Meski tidak sempat berbuat banyak untuk
kemajuan bangsa dan tanah air, Kartini mengemukakan ide-ide pembaharuan
masyarakat yang melampaui zamannya melalui surat-suratnya yang bersejarah.
Cita-citanya yang tinggi dituangkan dalam
surat-suratnya kepada kenalan dan sahabatnya orang Belanda di luar negeri,
seperti Tuan EC Abendanon, Ny MCE Ovink-Soer, Zeehandelaar, Prof Dr GK Anton
dan Ny Tuan HH von Kol, dan Ny HG de Booij-Boissevain. Surat-surat Kartini
diterbitkan di negeri Belanda pada 1911 oleh Mr JH Abendanon dengan judul Door
Duisternis tot Licht.
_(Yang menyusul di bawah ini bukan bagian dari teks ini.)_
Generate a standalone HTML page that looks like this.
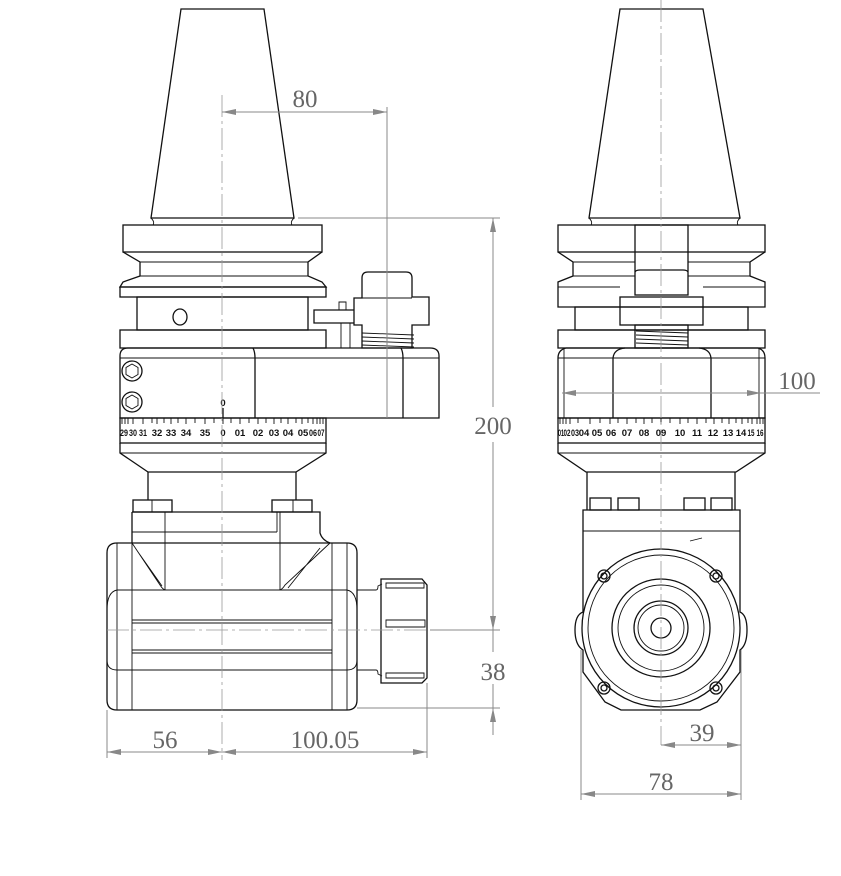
<!DOCTYPE html>
<html><head><meta charset="utf-8"><style>
html,body{margin:0;padding:0;background:#fff;}
svg{display:block;}
.k{fill:none;stroke:#111;stroke-width:1.3;}
.t{fill:none;stroke:#111;stroke-width:0.9;}
.d{fill:none;stroke:#888;stroke-width:1;}
.c{fill:none;stroke:#999;stroke-width:0.8;stroke-dasharray:22 4 3 4;}
.dt{font-family:"Liberation Serif",serif;font-size:25px;fill:#666;text-anchor:middle;}
.sc{font-family:"Liberation Sans",sans-serif;font-size:9.5px;font-weight:bold;fill:#111;text-anchor:middle;}
.a{fill:#888;}
</style></head><body>
<svg width="841" height="876" viewBox="0 0 841 876" xmlns="http://www.w3.org/2000/svg">
<!-- ============ LEFT VIEW ============ -->
<!-- taper -->
<path class="k" d="M181,9 L264,9 L294,218 L151,218 Z"/>
<path class="t" d="M151,218 Q155,222 153,225 M294,218 Q290,222 292,225"/>
<!-- flange -->
<rect class="k" x="123" y="225" width="199" height="27"/>
<path class="k" d="M123,252 L140,262 L140,276 L123,282 L120,287 L326,287 L322,282 L308,276 L308,262 L322,252"/>
<line class="t" x1="140" y1="262" x2="308" y2="262"/><line class="t" x1="140" y1="276" x2="308" y2="276"/>
<rect class="k" x="120" y="287" width="206" height="10"/>
<rect class="k" x="137" y="297" width="171" height="33"/>
<ellipse class="k" cx="180" cy="317" rx="7" ry="8"/>
<rect class="k" x="120" y="330" width="206" height="18"/>
<!-- clamp -->
<path class="k" d="M362,278 Q362,272 368,272 L406,272 Q412,272 412,278 L412,297 L429,297 L429,325 L412,325 L412,348 L362,348 L362,325 L354,325 L354,310 L314,310 L314,323 L354,323 M354,310 L330,310 M354,310 L354,298 L362,298 L362,278"/>
<line class="t" x1="362" y1="298" x2="412" y2="298"/>
<path class="t" d="M339,310 L339,302 L346,302 L346,310 M341,323 L341,348 M350,323 L350,348"/>
<path class="t" d="M362,333 L414,335 M362,337 L414,339 M362,341 L414,343 M362,345 L414,347"/>
<!-- body -->
<path class="k" d="M128,348 L430,348 Q439,348 439,356 L439,418 L120,418 L120,356 Q120,348 128,348 Z"/>
<line class="t" x1="120" y1="358" x2="439" y2="358"/>
<path class="k" d="M253,348 Q255,352 255,358 L255,418 M401,348 Q403,352 403,358 L403,418"/>
<circle class="k" cx="132" cy="371" r="10"/><path class="t" d="M132,364 L138,367.5 L138,374.5 L132,378 L126,374.5 L126,367.5 Z"/>
<circle class="k" cx="132" cy="402" r="10"/><path class="t" d="M132,395 L138,398.5 L138,405.5 L132,409 L126,405.5 L126,398.5 Z"/>
<text class="sc" x="223" y="406">0</text><line class="k" x1="223" y1="408" x2="223" y2="418"/>
<!-- scale band -->
<rect class="k" x="120" y="418" width="206" height="25"/>
<g class="t">
<path d="M122,418v6M125,418v6M128,418v6M133,418v6M143,418v6M152,418v5M157,418v6M164,418v5M171,418v6M178,418v5M186,418v6M195,418v5M205,418v6M214,418v5M223,418v6M231,418v5M240,418v6M249,418v5M258,418v6M266,418v5M274,418v6M281,418v5M288,418v6M296,418v5M302,418v6M308,418v5M313,418v6M317,418v6M320,418v6M323,418v6"/>
</g>
<g class="sc">
<text x="124" y="436" textLength="8" lengthAdjust="spacingAndGlyphs">29</text>
<text x="133" y="436" textLength="8" lengthAdjust="spacingAndGlyphs">30</text>
<text x="143" y="436" textLength="8" lengthAdjust="spacingAndGlyphs">31</text>
<text x="157" y="436">32</text><text x="171" y="436">33</text><text x="186" y="436">34</text><text x="205" y="436">35</text>
<text x="223" y="436">0</text><text x="240" y="436">01</text><text x="258" y="436">02</text><text x="274" y="436">03</text><text x="288" y="436">04</text><text x="303" y="436">05</text>
<text x="313" y="436" textLength="8" lengthAdjust="spacingAndGlyphs">06</text>
<text x="321" y="436" textLength="7" lengthAdjust="spacingAndGlyphs">07</text>
</g>
<path class="k" d="M120,443 L120,453 L148,472 L296,472 L326,453 L326,443"/>
<line class="t" x1="120" y1="453" x2="326" y2="453"/>
<path class="k" d="M148,472 L148,500 M296,472 L296,500"/>
<!-- blocks -->
<rect class="k" x="133" y="500" width="39" height="12"/><line class="t" x1="152" y1="500" x2="152" y2="512"/>
<rect class="k" x="272" y="500" width="40" height="12"/><line class="t" x1="293" y1="500" x2="293" y2="512"/>
<!-- head -->
<path class="k" d="M132,512 L320,512 L320,533 Q322,540 330,543 M132,512 L132,543"/>
<line class="t" x1="132" y1="532" x2="277" y2="532"/>
<path class="t" d="M165,512 L165,590 M277,512 L277,532 M280,512 L280,590"/>
<path class="t" d="M132,543 L160,585 Q163,590 166,590 M138,552 L162,586 M330,543 L285,585 Q282,590 279,590 M320,548 L288,588"/>
<path class="k" d="M117,543 L347,543 Q357,543 357,553 L357,700 Q357,710 347,710 L117,710 Q107,710 107,700 L107,553 Q107,543 117,543 Z"/>
<path class="t" d="M117,543 L117,710 M132,543 L132,710 M332,543 L332,710 M347,543 L347,710"/>
<path class="t" d="M117,590 Q107,592 107,610 L107,660 Q107,670 117,670 M347,590 Q357,592 357,610 L357,660 Q357,670 347,670"/>
<path class="t" d="M117,590 L347,590 M132,620 L332,620 M132,623 L332,623 M132,650 L332,650 M132,653 L332,653 M117,670 L347,670"/>
<path class="t" d="M357,590 L376,590 Q378,590 378,586 L382,584 M357,670 L376,670 Q378,670 378,674 L382,676"/>
<!-- collet nut -->
<path class="k" d="M381,579 L422,579 L427,585 L427,678 L422,683 L381,683 Z"/>
<path class="t" d="M386,583 L424,583 L424,588 L386,588 Z M386,620 L425,620 L425,627 L386,627 Z M386,673 L424,673 L424,678 L386,678 Z"/>
<!-- ============ RIGHT VIEW ============ -->
<path class="k" d="M620,9 L703,9 L740,218 L589,218 Z"/>
<path class="t" d="M589,218 Q593,222 591,225 M740,218 Q736,222 738,225"/>
<rect class="k" x="558" y="225" width="207" height="27"/>
<path class="k" d="M558,252 L573,262 L573,276 L558,282 L558,307 L765,307 L765,282 L750,276 L750,262 L765,252"/>
<path class="t" d="M573,262 L635,262 M688,262 L750,262 M573,276 L635,276 M688,276 L750,276 M558,287 L620,287 M703,287 L765,287"/>
<rect class="k" x="635" y="225" width="53" height="70"/>
<path class="k" d="M635,272 Q636,270 640,270 L683,270 Q687,270 688,272"/>
<rect class="k" x="620" y="297" width="83" height="28"/>
<rect class="k" x="575" y="307" width="173" height="23"/>
<rect class="k" x="558" y="330" width="207" height="18"/>
<rect class="k" x="635" y="325" width="53" height="23"/>
<path class="t" d="M636,331 L688,333 M636,335 L688,337 M636,339 L688,341 M636,343 L688,345"/>
<path class="k" d="M566,348 L758,348 Q765,350 765,358 L765,418 L558,418 L558,358 Q558,350 566,348 Z"/>
<line class="t" x1="558" y1="358" x2="765" y2="358"/>
<path class="k" d="M613,418 L613,358 Q614,349 625,348 M711,418 L711,358 Q710,349 699,348"/>
<path class="t" d="M564,348 L564,418 M759,348 L759,418"/>
<rect class="k" x="558" y="418" width="207" height="25"/>
<g class="t"><path d="M560,418v6M563,418v6M566,418v6M570,418v6M578,418v5M590,418v6M600,418v5M610,418v6M618,418v5M627,418v6M636,418v5M644,418v6M652,418v5M661,418v6M670,418v5M680,418v6M688,418v5M697,418v6M706,418v5M714,418v6M722,418v5M729,418v6M736,418v5M742,418v6M748,418v5M752,418v6M757,418v6M760,418v6M763,418v6"/></g>
<g class="sc">
<text x="561" y="436" textLength="6" lengthAdjust="spacingAndGlyphs">01</text>
<text x="567" y="436" textLength="7" lengthAdjust="spacingAndGlyphs">02</text>
<text x="575" y="436" textLength="8" lengthAdjust="spacingAndGlyphs">03</text>
<text x="584" y="436">04</text><text x="597" y="436">05</text><text x="611" y="436">06</text><text x="627" y="436">07</text><text x="644" y="436">08</text><text x="661" y="436">09</text><text x="680" y="436">10</text><text x="697" y="436">11</text><text x="713" y="436">12</text><text x="728" y="436">13</text><text x="741" y="436">14</text>
<text x="751" y="436" textLength="7" lengthAdjust="spacingAndGlyphs">15</text>
<text x="760" y="436" textLength="7" lengthAdjust="spacingAndGlyphs">16</text>
</g>
<path class="k" d="M558,443 L558,453 L586,472 L736,472 L765,453 L765,443"/>
<line class="t" x1="558" y1="453" x2="765" y2="453"/>
<path class="k" d="M587,472 L587,510 M735,472 L735,510"/>
<rect class="k" x="590" y="498" width="21" height="12"/><rect class="k" x="618" y="498" width="21" height="12"/>
<rect class="k" x="684" y="498" width="21" height="12"/><rect class="k" x="711" y="498" width="21" height="12"/>
<path class="k" d="M583,510 L740,510 L740,612 Q747,615 747,630 Q747,645 740,650 L740,672 L717,702 L700,710 L621,710 L605,702 L583,672 L583,650 Q575,645 575,630 Q575,615 583,612 Z"/>
<line class="t" x1="583" y1="531" x2="740" y2="531"/>
<circle class="k" cx="661" cy="628" r="79"/>
<circle class="t" cx="661" cy="628" r="73"/>
<path class="t" d="M690,541 L702,538"/>
<circle class="k" cx="661" cy="628" r="49"/>
<circle class="t" cx="661" cy="628" r="43"/>
<circle class="k" cx="661" cy="628" r="27"/>
<circle class="t" cx="661" cy="628" r="23"/>
<circle class="k" cx="661" cy="628" r="10"/>
<g class="k">
<circle cx="604" cy="576" r="6"/><circle cx="604" cy="576" r="3"/>
<circle cx="716" cy="576" r="6"/><circle cx="716" cy="576" r="3"/>
<circle cx="604" cy="688" r="6"/><circle cx="604" cy="688" r="3"/>
<circle cx="716" cy="688" r="6"/><circle cx="716" cy="688" r="3"/>
</g>
<!-- ============ CENTER LINES ============ -->
<line class="c" x1="222" y1="95" x2="222" y2="760"/>
<line class="c" x1="661" y1="0" x2="661" y2="745"/>
<line class="c" x1="107" y1="630" x2="427" y2="630"/>
<!-- ============ DIMENSIONS ============ -->
<!-- 80 -->
<line class="d" x1="222" y1="112" x2="387" y2="112"/>
<path class="a" d="M222,112 l14,-3 v6 Z M387,112 l-14,-3 v6 Z"/>
<line class="d" x1="387" y1="107" x2="387" y2="418"/>
<text class="dt" x="305" y="107">80</text>
<!-- 200 / 38 -->
<line class="d" x1="298" y1="218" x2="500" y2="218"/>
<line class="d" x1="430" y1="630" x2="500" y2="630"/>
<line class="d" x1="357" y1="708" x2="500" y2="708"/>
<line class="d" x1="493" y1="218" x2="493" y2="407"/>
<line class="d" x1="493" y1="442" x2="493" y2="630"/>
<path class="a" d="M493,218 l-3,14 h6 Z M493,630 l-3,-14 h6 Z"/>
<text class="dt" x="493" y="434">200</text>
<line class="d" x1="493" y1="630" x2="493" y2="652"/>
<line class="d" x1="493" y1="684" x2="493" y2="735"/>
<path class="a" d="M493,708 l-3,14 h6 Z"/>
<text class="dt" x="493" y="680">38</text>
<!-- 56 / 100.05 -->
<path class="d" d="M107,710 L107,758 M427,683 L427,758"/>
<line class="d" x1="107" y1="752" x2="427" y2="752"/>
<path class="a" d="M107,752 l14,-3 v6 Z M222,752 l-14,-3 v6 Z M222,752 l14,-3 v6 Z M427,752 l-14,-3 v6 Z"/>
<text class="dt" x="165" y="748">56</text>
<text class="dt" x="325" y="748">100.05</text>
<!-- 100 -->
<line class="d" x1="562" y1="393" x2="820" y2="393"/>
<path class="a" d="M562,393 l14,-3 v6 Z M761,393 l-14,-3 v6 Z"/>
<text class="dt" x="797" y="389">100</text>
<!-- 39 / 78 -->
<path class="d" d="M581,650 L581,800 M741,650 L741,800"/>
<line class="d" x1="661" y1="745" x2="741" y2="745"/>
<path class="a" d="M661,745 l14,-3 v6 Z M741,745 l-14,-3 v6 Z"/>
<text class="dt" x="702" y="741">39</text>
<line class="d" x1="581" y1="794" x2="741" y2="794"/>
<path class="a" d="M581,794 l14,-3 v6 Z M741,794 l-14,-3 v6 Z"/>
<text class="dt" x="661" y="790">78</text>
</svg>
</body></html>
Diterjemahkan ke bahasa Indonesia oleh sastrawan pujangga
baru Armjn Pane pada 1922 dengan judul Habis Gelap Terbitlah Terang.
Makam R.A. Kartini
Makam R.A. Kartini
di Bulu, Rembang.
Presiden Soekarno
mengeluarkan Keputusan Presiden Republik Indonesia No.108 Tahun 1964, tanggal 2
Mei 1964, yang menetapkan Kartini sebagai Pahlawan Kemerdekaan Nasional
sekaligus menetapkan hari lahir Kartini, tanggal 21 April, untuk diperingati
setiap tahun sebagai hari besar yang kemudian dikenal sebagai Hari Kartini.
Nama
jalan di Belanda
Utrecht: Di Utrecht Jalan R.A. Kartini atau
Kartinistraat merupakan salah satu jalan utama, berbentuk 'U' yang ukurannya
lebih besar dibanding jalan-jalan yang menggunakan nama tokoh perjuangan
lainnya seperti Augusto Sandino, Steve Biko, Che Guevara, Agostinho Neto.
Venlo: Di Venlo Belanda Selatan, R.A. Kartinistraat berbentuk 'O' di kawasan Hagerhof, di sekitarnya terdapat nama-nama jalan tokoh wanita Anne Frank dan Mathilde Wibaut.